> REQUEST: Pictures in the data below are not part of the copy; transcribe everything else exactly.
⟨
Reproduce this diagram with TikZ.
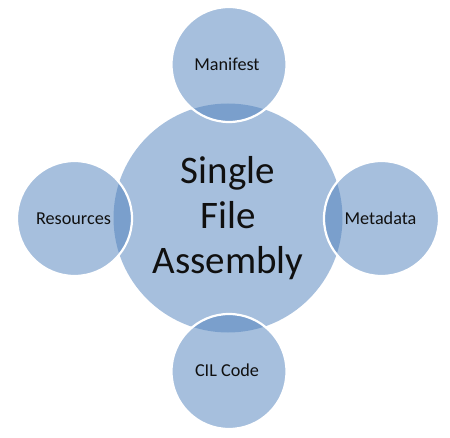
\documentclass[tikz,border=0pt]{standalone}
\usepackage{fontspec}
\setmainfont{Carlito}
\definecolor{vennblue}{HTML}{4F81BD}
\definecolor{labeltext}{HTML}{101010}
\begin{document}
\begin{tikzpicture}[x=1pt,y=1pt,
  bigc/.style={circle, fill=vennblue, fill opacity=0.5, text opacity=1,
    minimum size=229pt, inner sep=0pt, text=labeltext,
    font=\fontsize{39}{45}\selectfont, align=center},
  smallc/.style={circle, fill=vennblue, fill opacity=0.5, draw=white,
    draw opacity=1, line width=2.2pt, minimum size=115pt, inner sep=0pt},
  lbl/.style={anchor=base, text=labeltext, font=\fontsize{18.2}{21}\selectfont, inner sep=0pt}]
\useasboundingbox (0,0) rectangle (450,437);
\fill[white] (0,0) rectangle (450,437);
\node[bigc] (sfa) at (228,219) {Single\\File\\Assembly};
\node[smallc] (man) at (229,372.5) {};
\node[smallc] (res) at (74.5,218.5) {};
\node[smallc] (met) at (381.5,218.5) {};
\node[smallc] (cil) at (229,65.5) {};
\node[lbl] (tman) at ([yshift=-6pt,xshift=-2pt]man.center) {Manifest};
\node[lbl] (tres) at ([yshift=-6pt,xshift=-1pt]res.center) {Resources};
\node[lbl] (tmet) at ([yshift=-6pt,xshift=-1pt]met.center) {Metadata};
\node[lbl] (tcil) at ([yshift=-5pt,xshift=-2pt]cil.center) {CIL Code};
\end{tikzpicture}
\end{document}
⟩
> RESULT OF THE EXERCISE:
Reproduce this diagram with TikZ.
\documentclass[tikz,border=0pt]{standalone}
\usepackage{fontspec}
\setmainfont{Carlito}
\definecolor{vennblue}{HTML}{4F81BD}
\definecolor{labeltext}{HTML}{101010}
\begin{document}
\begin{tikzpicture}[x=1pt,y=1pt,
  bigc/.style={circle, fill=vennblue, fill opacity=0.5, text opacity=1,
    minimum size=229pt, inner sep=0pt, text=labeltext,
    font=\fontsize{39}{45}\selectfont, align=center},
  smallc/.style={circle, fill=vennblue, fill opacity=0.5, draw=white,
    draw opacity=1, line width=2.2pt, minimum size=115pt, inner sep=0pt},
  lbl/.style={anchor=base, text=labeltext, font=\fontsize{18.2}{21}\selectfont, inner sep=0pt}]
\useasboundingbox (0,0) rectangle (450,437);
\fill[white] (0,0) rectangle (450,437);
\node[bigc] (sfa) at (228,219) {Single\\File\\Assembly};
\node[smallc] (man) at (229,372.5) {};
\node[smallc] (res) at (74.5,218.5) {};
\node[smallc] (met) at (381.5,218.5) {};
\node[smallc] (cil) at (229,65.5) {};
\node[lbl] (tman) at ([yshift=-6pt,xshift=-2pt]man.center) {Manifest};
\node[lbl] (tres) at ([yshift=-6pt,xshift=-1pt]res.center) {Resources};
\node[lbl] (tmet) at ([yshift=-6pt,xshift=-1pt]met.center) {Metadata};
\node[lbl] (tcil) at ([yshift=-5pt,xshift=-2pt]cil.center) {CIL Code};
\end{tikzpicture}
\end{document}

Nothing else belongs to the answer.